▸ Set exercise: Start at the line that contains "What D3.js code", stop at the line that contains "const gridTop = y(12) - 14;", and repeat every line in that span, those two included, with no pictures.
# Start of Material supplied
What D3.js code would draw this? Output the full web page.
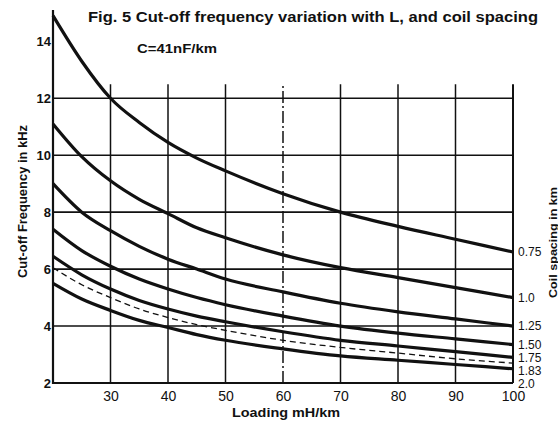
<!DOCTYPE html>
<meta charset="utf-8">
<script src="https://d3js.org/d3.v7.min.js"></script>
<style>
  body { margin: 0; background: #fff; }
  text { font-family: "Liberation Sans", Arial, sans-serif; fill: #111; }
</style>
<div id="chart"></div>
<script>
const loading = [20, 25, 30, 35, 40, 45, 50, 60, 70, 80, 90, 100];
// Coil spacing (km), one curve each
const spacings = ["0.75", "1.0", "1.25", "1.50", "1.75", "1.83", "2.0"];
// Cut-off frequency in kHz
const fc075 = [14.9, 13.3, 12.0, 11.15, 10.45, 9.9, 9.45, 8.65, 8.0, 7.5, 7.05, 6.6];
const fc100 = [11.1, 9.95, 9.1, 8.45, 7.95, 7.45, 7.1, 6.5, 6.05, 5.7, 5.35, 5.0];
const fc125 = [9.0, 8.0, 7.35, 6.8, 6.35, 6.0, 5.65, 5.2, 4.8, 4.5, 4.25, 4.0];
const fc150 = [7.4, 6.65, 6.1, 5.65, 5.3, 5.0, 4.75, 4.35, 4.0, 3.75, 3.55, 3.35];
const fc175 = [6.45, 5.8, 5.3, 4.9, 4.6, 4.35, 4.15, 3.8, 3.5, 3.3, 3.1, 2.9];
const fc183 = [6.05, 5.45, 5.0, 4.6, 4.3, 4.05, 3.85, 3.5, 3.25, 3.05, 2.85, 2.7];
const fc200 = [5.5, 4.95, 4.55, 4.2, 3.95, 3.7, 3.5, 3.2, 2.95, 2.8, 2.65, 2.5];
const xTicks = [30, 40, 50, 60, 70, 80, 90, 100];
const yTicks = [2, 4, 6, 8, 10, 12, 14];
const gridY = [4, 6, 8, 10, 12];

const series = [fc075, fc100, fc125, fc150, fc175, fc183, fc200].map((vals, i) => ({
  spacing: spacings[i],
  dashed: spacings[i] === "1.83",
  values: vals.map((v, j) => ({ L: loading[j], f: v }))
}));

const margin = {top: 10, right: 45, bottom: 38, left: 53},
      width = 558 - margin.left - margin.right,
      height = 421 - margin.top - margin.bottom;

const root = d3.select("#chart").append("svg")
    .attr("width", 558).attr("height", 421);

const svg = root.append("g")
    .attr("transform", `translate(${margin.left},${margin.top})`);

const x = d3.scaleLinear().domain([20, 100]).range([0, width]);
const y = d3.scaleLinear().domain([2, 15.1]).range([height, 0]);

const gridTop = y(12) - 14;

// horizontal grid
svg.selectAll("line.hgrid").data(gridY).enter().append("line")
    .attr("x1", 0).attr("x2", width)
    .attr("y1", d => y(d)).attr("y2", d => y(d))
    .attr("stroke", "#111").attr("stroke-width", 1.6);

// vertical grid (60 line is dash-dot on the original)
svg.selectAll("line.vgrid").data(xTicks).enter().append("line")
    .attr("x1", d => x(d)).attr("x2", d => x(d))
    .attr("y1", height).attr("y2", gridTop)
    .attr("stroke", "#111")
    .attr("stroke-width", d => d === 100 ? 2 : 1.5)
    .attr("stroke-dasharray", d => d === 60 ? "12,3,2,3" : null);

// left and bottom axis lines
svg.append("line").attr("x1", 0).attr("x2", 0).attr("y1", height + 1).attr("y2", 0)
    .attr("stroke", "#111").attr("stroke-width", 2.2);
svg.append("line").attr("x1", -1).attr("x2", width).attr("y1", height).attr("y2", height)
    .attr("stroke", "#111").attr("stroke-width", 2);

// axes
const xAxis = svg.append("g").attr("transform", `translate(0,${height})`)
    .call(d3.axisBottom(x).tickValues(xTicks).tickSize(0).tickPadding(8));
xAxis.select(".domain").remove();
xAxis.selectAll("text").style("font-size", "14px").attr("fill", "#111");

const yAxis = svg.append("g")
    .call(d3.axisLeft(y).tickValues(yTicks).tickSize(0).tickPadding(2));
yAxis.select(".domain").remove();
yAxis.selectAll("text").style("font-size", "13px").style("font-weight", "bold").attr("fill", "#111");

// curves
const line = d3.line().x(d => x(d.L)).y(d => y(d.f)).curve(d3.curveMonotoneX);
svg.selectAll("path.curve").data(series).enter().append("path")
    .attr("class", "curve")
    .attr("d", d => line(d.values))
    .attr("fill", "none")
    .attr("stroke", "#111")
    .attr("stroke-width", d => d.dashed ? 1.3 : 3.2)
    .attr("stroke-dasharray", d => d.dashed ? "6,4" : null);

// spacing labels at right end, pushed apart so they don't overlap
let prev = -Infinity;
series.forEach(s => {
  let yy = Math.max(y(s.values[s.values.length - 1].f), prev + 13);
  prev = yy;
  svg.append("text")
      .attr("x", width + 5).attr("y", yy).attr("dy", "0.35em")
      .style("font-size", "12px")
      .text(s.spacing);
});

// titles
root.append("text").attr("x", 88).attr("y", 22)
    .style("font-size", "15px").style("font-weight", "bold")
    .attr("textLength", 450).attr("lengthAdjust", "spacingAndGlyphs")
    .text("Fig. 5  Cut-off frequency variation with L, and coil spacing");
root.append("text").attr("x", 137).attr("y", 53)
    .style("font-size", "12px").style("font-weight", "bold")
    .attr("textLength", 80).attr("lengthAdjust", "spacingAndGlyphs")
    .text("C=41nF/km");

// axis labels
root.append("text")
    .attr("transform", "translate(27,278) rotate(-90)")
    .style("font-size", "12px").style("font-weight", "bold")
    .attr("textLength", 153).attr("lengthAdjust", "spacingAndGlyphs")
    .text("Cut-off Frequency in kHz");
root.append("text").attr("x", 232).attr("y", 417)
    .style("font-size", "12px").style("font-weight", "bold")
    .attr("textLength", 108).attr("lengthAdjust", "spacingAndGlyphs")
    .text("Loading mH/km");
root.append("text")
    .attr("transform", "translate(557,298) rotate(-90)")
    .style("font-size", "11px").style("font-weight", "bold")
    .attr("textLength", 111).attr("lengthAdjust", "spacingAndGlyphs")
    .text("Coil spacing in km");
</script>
# End of Material supplied
# Start of Material supplied
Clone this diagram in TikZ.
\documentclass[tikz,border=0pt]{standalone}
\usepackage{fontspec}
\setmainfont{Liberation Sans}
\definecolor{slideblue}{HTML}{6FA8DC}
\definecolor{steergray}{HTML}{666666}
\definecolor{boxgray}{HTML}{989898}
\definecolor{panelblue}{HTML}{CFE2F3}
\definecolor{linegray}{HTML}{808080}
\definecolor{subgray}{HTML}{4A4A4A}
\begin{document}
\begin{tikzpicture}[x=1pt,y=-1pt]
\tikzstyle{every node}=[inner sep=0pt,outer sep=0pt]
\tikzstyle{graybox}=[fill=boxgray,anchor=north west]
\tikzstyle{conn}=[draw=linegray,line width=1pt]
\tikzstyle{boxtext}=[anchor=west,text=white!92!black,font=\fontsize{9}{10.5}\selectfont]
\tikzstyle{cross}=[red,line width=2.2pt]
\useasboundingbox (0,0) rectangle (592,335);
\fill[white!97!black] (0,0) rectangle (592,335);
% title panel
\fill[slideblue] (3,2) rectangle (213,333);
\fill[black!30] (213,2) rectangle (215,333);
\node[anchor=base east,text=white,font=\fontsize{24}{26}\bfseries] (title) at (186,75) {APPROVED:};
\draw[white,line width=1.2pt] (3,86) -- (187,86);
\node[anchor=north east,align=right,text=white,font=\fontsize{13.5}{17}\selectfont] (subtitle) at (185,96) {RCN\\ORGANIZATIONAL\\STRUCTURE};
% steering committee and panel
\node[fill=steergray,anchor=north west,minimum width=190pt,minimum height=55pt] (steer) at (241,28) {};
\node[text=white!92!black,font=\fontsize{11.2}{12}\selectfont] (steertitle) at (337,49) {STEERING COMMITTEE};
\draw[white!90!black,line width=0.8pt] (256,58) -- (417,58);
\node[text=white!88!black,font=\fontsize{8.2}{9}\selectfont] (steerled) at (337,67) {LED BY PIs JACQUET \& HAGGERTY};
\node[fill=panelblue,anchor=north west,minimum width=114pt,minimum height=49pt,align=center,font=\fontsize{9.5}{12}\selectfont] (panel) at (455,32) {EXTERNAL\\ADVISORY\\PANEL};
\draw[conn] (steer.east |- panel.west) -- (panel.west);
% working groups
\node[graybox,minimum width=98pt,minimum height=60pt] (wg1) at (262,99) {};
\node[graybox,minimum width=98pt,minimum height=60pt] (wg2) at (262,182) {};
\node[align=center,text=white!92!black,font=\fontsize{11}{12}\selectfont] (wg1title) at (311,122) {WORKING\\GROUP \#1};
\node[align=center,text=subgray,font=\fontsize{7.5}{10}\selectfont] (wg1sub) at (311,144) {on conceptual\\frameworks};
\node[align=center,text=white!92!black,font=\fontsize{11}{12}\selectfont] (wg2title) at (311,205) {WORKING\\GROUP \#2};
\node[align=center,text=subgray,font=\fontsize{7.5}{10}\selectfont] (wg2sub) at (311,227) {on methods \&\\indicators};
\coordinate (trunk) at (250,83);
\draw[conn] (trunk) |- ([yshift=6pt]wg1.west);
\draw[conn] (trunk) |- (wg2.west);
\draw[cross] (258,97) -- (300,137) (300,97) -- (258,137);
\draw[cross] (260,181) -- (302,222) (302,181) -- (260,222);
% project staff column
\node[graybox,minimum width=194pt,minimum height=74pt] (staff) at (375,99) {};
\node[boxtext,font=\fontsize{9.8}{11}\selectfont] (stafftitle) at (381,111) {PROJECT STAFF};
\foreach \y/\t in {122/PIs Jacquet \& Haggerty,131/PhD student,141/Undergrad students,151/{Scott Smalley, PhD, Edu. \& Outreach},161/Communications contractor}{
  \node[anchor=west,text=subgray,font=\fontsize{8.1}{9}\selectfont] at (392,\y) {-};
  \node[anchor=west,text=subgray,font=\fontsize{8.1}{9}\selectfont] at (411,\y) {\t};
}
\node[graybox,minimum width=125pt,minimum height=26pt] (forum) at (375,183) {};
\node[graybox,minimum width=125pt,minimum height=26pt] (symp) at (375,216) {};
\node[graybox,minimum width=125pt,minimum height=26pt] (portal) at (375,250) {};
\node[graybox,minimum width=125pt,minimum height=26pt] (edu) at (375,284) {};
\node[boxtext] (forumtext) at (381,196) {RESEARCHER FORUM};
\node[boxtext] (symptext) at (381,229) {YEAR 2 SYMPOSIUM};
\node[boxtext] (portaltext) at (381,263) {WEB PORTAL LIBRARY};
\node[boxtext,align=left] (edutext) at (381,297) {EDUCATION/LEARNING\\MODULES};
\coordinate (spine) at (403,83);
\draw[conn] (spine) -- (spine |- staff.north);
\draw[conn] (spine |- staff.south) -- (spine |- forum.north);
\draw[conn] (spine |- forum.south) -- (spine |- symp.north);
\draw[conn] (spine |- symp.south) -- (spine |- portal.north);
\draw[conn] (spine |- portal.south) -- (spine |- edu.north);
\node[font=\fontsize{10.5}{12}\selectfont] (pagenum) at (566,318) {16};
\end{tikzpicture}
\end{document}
# End of Material supplied
# Start of Material supplied
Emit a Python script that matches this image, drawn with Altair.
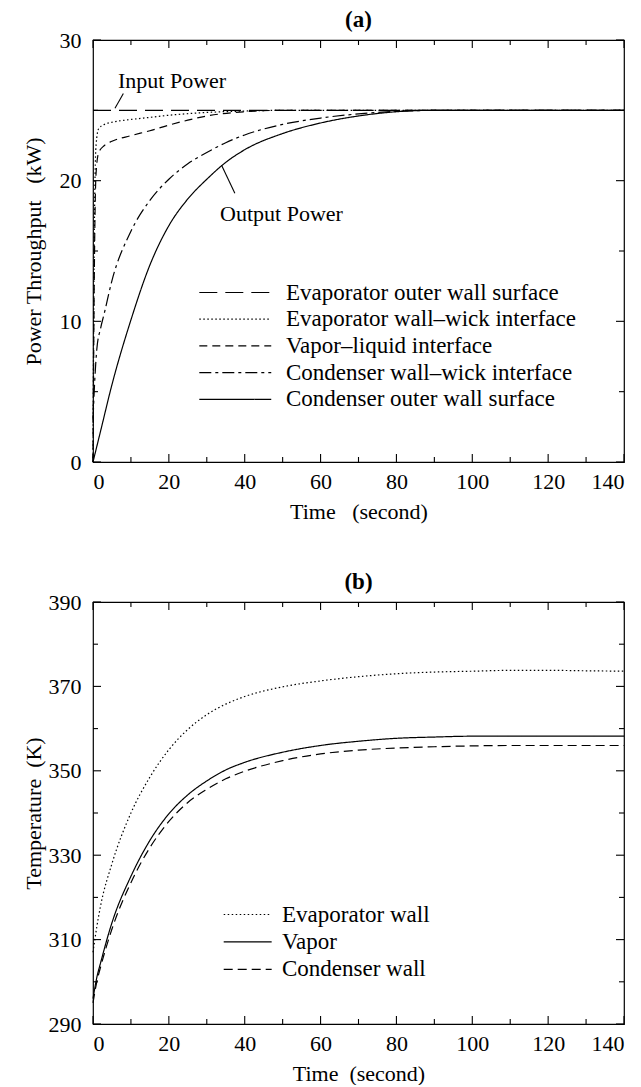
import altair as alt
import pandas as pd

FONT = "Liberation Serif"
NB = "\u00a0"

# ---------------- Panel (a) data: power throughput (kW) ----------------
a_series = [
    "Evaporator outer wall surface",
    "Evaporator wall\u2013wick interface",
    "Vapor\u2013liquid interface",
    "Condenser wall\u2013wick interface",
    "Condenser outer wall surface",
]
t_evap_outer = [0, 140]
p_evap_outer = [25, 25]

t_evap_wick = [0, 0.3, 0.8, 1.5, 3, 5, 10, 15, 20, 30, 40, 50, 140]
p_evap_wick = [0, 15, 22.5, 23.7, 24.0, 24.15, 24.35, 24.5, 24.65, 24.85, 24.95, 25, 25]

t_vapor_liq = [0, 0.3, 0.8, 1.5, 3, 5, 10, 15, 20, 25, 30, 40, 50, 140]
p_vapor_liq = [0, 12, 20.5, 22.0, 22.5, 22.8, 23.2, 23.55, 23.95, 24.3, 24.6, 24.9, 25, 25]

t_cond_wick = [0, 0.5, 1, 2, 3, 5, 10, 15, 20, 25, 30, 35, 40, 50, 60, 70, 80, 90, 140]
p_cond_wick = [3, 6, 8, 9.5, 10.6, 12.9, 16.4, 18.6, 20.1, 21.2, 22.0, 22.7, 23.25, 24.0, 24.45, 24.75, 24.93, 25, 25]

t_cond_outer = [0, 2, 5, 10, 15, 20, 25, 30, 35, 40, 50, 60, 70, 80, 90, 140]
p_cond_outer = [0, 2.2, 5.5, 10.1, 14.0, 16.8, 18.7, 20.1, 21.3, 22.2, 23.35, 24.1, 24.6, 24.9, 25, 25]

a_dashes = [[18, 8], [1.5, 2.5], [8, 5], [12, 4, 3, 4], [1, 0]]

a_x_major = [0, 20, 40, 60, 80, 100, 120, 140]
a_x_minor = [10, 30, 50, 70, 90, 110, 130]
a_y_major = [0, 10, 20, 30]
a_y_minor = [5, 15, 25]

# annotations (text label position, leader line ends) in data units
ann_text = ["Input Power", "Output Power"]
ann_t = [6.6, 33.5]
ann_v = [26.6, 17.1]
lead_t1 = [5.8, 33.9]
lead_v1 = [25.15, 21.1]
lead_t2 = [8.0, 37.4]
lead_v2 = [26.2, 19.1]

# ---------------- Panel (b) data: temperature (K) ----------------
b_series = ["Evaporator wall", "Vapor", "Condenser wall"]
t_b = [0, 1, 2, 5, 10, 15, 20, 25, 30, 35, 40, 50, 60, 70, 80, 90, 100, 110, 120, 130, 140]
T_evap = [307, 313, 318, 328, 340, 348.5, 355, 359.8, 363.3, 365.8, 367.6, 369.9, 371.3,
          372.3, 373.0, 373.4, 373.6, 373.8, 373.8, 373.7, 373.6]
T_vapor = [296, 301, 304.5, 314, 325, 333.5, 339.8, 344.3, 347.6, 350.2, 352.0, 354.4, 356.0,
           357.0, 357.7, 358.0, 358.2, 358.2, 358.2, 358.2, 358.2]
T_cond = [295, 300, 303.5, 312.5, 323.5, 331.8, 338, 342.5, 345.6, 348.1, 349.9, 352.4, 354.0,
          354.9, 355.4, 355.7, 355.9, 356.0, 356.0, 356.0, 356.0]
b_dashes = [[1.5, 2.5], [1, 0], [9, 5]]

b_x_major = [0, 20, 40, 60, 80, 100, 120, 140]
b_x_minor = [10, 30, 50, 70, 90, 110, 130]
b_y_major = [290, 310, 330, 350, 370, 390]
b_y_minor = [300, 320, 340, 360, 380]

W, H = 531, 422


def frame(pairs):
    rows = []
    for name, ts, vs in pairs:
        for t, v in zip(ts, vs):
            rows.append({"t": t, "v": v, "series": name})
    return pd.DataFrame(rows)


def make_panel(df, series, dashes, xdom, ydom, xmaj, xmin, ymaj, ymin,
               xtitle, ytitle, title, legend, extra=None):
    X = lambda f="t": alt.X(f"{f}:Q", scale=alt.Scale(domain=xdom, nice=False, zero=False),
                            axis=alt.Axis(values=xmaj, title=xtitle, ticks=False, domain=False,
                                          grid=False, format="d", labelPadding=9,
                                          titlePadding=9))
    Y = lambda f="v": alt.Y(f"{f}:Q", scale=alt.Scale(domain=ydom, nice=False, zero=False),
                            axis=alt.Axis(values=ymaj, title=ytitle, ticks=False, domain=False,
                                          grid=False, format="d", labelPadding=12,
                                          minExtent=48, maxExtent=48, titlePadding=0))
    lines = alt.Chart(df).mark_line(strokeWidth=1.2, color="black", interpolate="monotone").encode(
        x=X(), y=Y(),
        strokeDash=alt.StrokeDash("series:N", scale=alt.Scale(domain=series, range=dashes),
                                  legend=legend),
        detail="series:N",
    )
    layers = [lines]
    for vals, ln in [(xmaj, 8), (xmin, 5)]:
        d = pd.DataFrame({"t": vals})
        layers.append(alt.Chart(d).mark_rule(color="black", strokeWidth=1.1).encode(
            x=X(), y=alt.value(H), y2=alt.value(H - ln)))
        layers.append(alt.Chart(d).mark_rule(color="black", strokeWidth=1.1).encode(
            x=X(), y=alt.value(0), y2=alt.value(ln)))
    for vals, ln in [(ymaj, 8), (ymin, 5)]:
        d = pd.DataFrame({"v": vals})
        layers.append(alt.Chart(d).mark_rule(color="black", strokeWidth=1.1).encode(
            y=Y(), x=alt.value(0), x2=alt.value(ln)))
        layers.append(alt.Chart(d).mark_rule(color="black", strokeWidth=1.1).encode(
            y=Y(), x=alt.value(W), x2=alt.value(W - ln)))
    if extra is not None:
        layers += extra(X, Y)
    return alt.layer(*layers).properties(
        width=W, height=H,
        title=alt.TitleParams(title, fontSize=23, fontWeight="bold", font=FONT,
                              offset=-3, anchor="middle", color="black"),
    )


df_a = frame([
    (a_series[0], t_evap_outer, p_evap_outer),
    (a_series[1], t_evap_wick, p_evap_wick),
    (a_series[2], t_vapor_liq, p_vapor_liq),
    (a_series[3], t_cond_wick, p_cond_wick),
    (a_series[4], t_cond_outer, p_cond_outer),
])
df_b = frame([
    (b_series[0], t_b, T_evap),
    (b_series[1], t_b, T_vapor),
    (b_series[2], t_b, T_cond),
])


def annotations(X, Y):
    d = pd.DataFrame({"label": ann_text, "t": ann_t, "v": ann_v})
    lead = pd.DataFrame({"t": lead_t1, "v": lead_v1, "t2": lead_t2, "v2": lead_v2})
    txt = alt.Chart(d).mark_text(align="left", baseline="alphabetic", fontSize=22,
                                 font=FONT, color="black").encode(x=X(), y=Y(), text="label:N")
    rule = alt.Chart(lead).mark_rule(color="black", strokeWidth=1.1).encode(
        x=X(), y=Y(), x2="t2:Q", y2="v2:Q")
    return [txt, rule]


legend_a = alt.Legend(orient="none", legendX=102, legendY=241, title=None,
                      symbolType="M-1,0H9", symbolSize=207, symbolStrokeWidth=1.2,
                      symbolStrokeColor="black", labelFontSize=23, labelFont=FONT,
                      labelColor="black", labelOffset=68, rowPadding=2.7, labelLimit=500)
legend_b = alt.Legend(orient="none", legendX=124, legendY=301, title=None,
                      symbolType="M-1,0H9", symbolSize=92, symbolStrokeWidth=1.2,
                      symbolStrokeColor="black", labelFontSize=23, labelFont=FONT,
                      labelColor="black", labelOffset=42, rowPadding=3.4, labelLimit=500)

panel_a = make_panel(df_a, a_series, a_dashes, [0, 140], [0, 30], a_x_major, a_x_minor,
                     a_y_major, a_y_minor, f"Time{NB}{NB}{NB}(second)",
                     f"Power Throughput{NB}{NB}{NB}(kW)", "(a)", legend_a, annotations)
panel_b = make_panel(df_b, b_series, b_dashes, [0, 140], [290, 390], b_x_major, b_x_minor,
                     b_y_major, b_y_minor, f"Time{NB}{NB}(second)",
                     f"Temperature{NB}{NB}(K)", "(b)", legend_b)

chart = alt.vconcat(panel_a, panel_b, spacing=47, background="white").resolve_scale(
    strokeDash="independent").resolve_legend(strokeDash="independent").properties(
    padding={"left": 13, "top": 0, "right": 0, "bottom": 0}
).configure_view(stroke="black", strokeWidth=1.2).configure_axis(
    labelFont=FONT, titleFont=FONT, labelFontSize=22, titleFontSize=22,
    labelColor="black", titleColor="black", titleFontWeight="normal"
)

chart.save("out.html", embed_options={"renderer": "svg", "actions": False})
# End of Material supplied
▸ Result:
What D3.js code would draw this? Output the full web page.
<!DOCTYPE html>
<meta charset="utf-8">
<script src="https://d3js.org/d3.v7.min.js"></script>
<style>
  body { margin: 0; background: #fff; }
  text { font-family: "Liberation Sans", Arial, sans-serif; fill: #111; }
</style>
<div id="chart"></div>
<script>
const loading = [20, 25, 30, 35, 40, 45, 50, 60, 70, 80, 90, 100];
// Coil spacing (km), one curve each
const spacings = ["0.75", "1.0", "1.25", "1.50", "1.75", "1.83", "2.0"];
// Cut-off frequency in kHz
const fc075 = [14.9, 13.3, 12.0, 11.15, 10.45, 9.9, 9.45, 8.65, 8.0, 7.5, 7.05, 6.6];
const fc100 = [11.1, 9.95, 9.1, 8.45, 7.95, 7.45, 7.1, 6.5, 6.05, 5.7, 5.35, 5.0];
const fc125 = [9.0, 8.0, 7.35, 6.8, 6.35, 6.0, 5.65, 5.2, 4.8, 4.5, 4.25, 4.0];
const fc150 = [7.4, 6.65, 6.1, 5.65, 5.3, 5.0, 4.75, 4.35, 4.0, 3.75, 3.55, 3.35];
const fc175 = [6.45, 5.8, 5.3, 4.9, 4.6, 4.35, 4.15, 3.8, 3.5, 3.3, 3.1, 2.9];
const fc183 = [6.05, 5.45, 5.0, 4.6, 4.3, 4.05, 3.85, 3.5, 3.25, 3.05, 2.85, 2.7];
const fc200 = [5.5, 4.95, 4.55, 4.2, 3.95, 3.7, 3.5, 3.2, 2.95, 2.8, 2.65, 2.5];
const xTicks = [30, 40, 50, 60, 70, 80, 90, 100];
const yTicks = [2, 4, 6, 8, 10, 12, 14];
const gridY = [4, 6, 8, 10, 12];

const series = [fc075, fc100, fc125, fc150, fc175, fc183, fc200].map((vals, i) => ({
  spacing: spacings[i],
  dashed: spacings[i] === "1.83",
  values: vals.map((v, j) => ({ L: loading[j], f: v }))
}));

const margin = {top: 10, right: 45, bottom: 38, left: 53},
      width = 558 - margin.left - margin.right,
      height = 421 - margin.top - margin.bottom;

const root = d3.select("#chart").append("svg")
    .attr("width", 558).attr("height", 421);

const svg = root.append("g")
    .attr("transform", `translate(${margin.left},${margin.top})`);

const x = d3.scaleLinear().domain([20, 100]).range([0, width]);
const y = d3.scaleLinear().domain([2, 15.1]).range([height, 0]);

const gridTop = y(12) - 14;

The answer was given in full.